In '03, 13482 crimes were reported in January. The mean of that year was 12741. 13482-12741 ~ 740. As a percentage of the mean, 740/12741 ~5.8%. Doing this for each January, year by year, and averaging those percentages yields 3.5%. Doing this for each month, the list looks like
January ~ 3.5%        ~ 0.00115
February ~ -6.2%    ~ -0.00222
March ~ 3.6%         ~ 0.001185
April ~ -0.6%          ~ -0.000218
May ~ 1.6%             ~ 0.0000538
June ~ -3.8%            ~ -0.001285
July ~ 0.02%           ~ 0.0000711
August ~ 3.5%          ~ 0.001142
September~ 1.6%     ~ 0.000533
October ~ 5.2%        ~ 0.00167
November ~ -3.0%   ~ -0.001011
December ~ -5.6%   ~ -0.00183

As a sanity check, the sum of these should be close to zero. Taking the full, "unapproximated" values in R yields a number raised to the -17th so ~0. To include these percentages as a modifier to a daily volume forecast, I need to translate these numbers into a daily shift. This percentage does not need to be geometric like the long-term decrease because the mean is effectively being reset at each run. On an annual basis, this monthly tweak should redistribute when the crime volume occurs, but not change the total volume.

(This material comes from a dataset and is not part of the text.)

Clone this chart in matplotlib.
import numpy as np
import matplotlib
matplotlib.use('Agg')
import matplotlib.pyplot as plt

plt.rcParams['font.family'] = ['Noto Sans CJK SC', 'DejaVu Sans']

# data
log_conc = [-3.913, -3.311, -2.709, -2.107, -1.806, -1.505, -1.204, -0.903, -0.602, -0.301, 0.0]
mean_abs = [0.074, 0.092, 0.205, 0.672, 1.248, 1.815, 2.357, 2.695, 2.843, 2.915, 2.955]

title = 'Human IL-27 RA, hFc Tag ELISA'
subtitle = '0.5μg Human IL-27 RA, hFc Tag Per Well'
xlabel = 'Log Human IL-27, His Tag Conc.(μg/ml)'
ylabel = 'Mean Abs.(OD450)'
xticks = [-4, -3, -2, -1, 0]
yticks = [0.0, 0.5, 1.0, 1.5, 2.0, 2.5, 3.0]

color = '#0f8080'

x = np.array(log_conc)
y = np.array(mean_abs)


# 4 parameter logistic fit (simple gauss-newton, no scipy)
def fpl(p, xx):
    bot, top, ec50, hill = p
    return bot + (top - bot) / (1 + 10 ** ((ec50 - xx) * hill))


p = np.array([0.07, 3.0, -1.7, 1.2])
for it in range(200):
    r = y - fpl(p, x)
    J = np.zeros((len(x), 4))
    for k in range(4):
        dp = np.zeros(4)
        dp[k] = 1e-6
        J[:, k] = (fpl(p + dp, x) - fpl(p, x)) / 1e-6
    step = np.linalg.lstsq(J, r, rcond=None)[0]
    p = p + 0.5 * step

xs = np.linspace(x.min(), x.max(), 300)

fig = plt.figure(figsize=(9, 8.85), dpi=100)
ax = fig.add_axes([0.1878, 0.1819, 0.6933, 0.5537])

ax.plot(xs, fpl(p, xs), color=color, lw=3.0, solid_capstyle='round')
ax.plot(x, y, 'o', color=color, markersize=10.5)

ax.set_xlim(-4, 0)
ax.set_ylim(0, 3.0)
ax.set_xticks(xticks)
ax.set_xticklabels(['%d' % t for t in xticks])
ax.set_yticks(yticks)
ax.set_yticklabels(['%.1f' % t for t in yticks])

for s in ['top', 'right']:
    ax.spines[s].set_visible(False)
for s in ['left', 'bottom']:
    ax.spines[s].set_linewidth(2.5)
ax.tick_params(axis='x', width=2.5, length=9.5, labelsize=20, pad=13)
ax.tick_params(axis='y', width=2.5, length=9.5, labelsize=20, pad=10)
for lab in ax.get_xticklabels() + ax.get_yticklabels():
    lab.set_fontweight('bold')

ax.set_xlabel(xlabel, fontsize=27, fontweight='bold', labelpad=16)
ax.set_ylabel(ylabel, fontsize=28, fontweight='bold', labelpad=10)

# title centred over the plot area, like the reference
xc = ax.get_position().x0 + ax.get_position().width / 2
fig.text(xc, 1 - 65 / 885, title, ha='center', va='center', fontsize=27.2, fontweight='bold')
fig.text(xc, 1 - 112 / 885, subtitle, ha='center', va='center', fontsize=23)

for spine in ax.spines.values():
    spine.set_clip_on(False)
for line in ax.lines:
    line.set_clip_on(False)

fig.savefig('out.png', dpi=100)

The second number trailing the percent is the daily shift that accounts for the monthly shift, by dividing the percentage by the number of days in that month and ignoring leap years.

My model is a simple conditional tweak to the means of normal distributions informed by past crimes. To put this new shift in, the past mean calculation,
Mean = Historical Mean * [ (Geometric Average Decrease)^(Number of Forecast Days) + (Day of Week Shift)]
will include a new component so that
Mean = His Mean * [(GeoAvgDec)^(NumOfDays) + (DoW Mod) + (Month of Year Mod)]

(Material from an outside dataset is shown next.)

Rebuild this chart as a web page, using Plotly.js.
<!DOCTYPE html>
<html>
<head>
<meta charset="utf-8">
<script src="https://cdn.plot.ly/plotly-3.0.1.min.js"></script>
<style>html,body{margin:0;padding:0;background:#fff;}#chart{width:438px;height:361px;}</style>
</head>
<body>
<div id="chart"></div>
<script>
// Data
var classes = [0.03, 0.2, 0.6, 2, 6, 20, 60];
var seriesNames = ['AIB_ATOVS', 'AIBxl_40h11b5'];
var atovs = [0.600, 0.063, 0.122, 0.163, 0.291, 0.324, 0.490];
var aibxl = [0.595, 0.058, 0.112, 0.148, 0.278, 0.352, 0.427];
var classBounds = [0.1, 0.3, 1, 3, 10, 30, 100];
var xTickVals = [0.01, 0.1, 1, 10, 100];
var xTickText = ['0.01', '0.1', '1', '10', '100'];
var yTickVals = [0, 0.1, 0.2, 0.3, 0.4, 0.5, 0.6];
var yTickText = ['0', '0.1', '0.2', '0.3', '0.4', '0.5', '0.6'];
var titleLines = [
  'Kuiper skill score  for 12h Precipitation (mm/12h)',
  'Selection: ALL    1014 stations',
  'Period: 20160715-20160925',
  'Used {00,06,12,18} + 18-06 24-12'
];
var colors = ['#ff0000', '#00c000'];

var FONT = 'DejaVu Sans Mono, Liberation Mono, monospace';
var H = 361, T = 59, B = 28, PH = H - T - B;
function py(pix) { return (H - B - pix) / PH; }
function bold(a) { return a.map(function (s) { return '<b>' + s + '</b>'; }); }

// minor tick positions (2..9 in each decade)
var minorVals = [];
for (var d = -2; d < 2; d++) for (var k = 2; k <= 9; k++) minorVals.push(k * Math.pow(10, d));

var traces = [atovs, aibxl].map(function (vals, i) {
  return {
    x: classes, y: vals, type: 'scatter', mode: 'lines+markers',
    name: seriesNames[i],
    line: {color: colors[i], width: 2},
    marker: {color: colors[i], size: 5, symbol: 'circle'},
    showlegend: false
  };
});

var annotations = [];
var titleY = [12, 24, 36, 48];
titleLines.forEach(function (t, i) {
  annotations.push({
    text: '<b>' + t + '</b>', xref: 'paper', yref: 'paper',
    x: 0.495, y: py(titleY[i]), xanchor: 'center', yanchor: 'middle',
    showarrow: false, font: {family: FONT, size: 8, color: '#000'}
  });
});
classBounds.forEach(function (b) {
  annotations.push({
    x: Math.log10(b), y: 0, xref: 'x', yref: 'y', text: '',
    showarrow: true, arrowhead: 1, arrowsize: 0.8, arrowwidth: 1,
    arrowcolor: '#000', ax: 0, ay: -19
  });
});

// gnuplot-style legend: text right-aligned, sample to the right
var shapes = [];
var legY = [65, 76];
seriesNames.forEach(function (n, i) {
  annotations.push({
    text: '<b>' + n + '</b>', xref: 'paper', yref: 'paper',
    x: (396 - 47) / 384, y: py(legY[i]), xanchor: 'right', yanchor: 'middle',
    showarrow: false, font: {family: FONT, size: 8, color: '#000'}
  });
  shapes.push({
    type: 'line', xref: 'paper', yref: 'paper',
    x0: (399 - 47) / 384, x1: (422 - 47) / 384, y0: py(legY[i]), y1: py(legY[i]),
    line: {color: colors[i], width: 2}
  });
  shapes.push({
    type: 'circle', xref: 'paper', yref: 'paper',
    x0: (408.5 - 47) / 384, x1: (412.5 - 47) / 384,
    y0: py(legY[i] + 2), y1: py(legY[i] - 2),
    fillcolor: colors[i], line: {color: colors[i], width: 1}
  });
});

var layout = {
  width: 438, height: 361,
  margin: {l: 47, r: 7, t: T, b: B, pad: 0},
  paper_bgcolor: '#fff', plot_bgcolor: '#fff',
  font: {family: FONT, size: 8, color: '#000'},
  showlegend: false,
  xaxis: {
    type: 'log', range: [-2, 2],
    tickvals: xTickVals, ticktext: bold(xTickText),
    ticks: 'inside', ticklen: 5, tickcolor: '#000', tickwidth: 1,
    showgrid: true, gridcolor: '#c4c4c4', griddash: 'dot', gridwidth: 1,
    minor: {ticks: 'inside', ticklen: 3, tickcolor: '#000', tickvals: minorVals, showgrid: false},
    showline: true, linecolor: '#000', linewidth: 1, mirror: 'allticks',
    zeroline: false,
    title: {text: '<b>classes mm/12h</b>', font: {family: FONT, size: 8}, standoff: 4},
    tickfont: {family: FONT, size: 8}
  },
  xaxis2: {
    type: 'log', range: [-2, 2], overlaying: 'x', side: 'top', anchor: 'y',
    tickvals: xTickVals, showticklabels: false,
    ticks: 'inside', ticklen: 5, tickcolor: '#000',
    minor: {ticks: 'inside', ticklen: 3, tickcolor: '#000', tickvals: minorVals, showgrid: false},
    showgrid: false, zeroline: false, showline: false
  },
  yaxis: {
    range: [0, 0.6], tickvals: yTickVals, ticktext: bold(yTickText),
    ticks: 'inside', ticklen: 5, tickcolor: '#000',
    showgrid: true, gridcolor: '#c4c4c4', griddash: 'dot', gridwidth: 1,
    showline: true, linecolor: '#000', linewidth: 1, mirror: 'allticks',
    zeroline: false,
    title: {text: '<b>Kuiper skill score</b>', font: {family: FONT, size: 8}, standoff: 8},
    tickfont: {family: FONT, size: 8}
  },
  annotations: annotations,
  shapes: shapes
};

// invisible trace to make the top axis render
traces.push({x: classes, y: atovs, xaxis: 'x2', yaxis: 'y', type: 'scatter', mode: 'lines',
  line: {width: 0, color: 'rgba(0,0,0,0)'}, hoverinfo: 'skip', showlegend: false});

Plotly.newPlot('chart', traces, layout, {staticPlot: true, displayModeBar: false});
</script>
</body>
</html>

The result will be a redistribution of forecast volume which will stay consistent with annual expectations.

Above is the new method including the monthly modifier and below is the previous forecast using only a day of the week shift and a long-term shift. By inspection, it is seen that this model still does not forecast extreme events but inclusion of this new modifier has spread the distribution out rather than clustering so heavily around the downward linear trend.

The next step is to account for the fat tail events, and keeping in mind the longer term goal of putting forecasts in the context of Monte Carlo simulations.